This post attempts to consolidate and summarise my proposals which I hope
provides a platform for n-dim matrices/tensors. I have repeated parts of
earlier posts to avoid confusion--sorry for the redundancy. I've also fixed
some areas from earlier posts--hopefully the examples here are correct and
consistent.

I propose that lists of list refs (of list refs...), which I call List Ref
Trees, or LRTs, allow an additional syntax to access an element:

  @a = ([0,1,2],
        [3,4,5]);

  $b = $a[[0,1]];          # $b == 1
  @b = @a[[0,1], [1,2]];   # @b == (1, 5)

This syntax is incompatible with <RFC 177 (v1) A Natural Syntax Extension
For Chained References> which is something we will have to sort out.

Please note that I have specified nothing about the implementation of LRTs
yet. This is merely a syntactic choice--this multi-dimensional operator can
be used to access elements of an LRT. This does not imply that the LRT is
actually stored in the same way as standard references currently are.

Note that the syntax is actually that a list of list refs is used to index
the list. This allows very flexible ways generating slices:

  @c = [ [ [0,1] , [1,2] , [3,4] ] ,
         [ [1,2] , [3,4] , [5,6] ] ,
         [ [2,3] , [4,5] , [6,7] ]
       ];                               # A 3d LRT/tensor
  @3d_diag_slice =
    partition(3, zip(0.., 0.., 0..));   # ([0,0,0],[1,1,1],[2,2,2],...)
  @a_diag = @c[@3d_diag_slice];

My second proposal is that LRTs can be declared with a single type:

  my int @a = ([0,1,2],
               [3,4,5]);

My third proposal is that LRTs declared with a single type actually be
stored in a contiguous block of memory (perhaps also a ':compact' attribute
is required to make this happen). This allows any element to be accessed
directly by multiplying out the indexes and the data type size.

My fourth proposal is that standard list ref indexing be extended to allow
lists to be used as indexes:

  @foo[0,3][1,4][2,5] == @foo[[0,1,2], [3,4,5]];   # True

Although currently

  @foo[0,1]

works in this way, this is not true of:

  @foo[0,1][1,2]

which treats the comma operator as evaluating the left side and throwing it
out. Therefore this new syntax would create some incompatibility with P5,
although I don't think it would happen often.

My fifth proposal is to introduce a new variable '@*' which holds the
current loop index in an implied loop, with each element counting each
dimension of the tensor:

  @trans[[$*[1], $*[0]]] = @mat;          # Transpose a matrix
  @uptriangle = @matrix[0..; 0..$*[0]];   # Upper triangle of a matrix

My sixth proposal is to extend the RFCs for reduce(), list generation, and
zip/unzip/partition/reshape to work with n-dim matrices (although I'm not
sure how yet).

My seventh proposal is to introduce a new attribute ':sparse', that
specifies that an list should be stored sparsely, by default not storing
undefs. It would take two parameters:

 - The elements to avoid storing (undef by default)
 - The percentage sparsity (50% by default)

Therefore we could say:

  my int :sparse(0,0.01) @array = (0) x 1000 . (1);

and have the list stored in an efficient way.
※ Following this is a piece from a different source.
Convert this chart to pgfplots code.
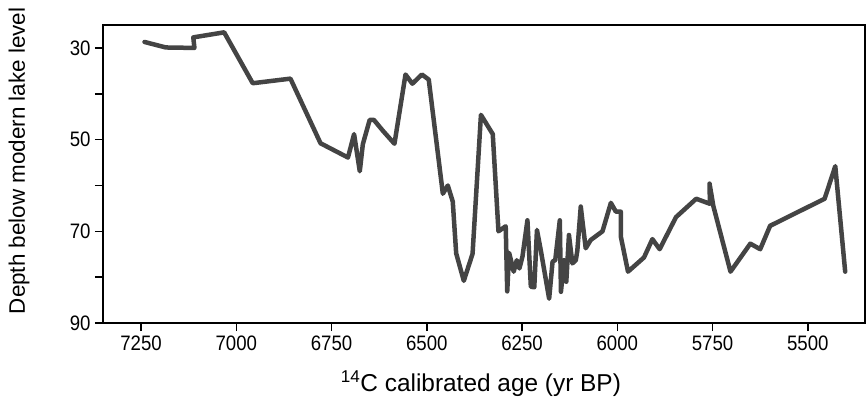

In addition, I like the suggestion from RFC 169:

> I'd propose that, analogous to the $#array notation for revealing the
> upper index of @array, @#matrix return the analogous list.

Each of these proposals probably needs its own RFC, but first I'd like to
get some feedback. Are there other ideas around on n-dim tensors? Are there
elements of the ';' approach suggested in RFC 169 that would be better? Are
there incompatibilities that I've missed?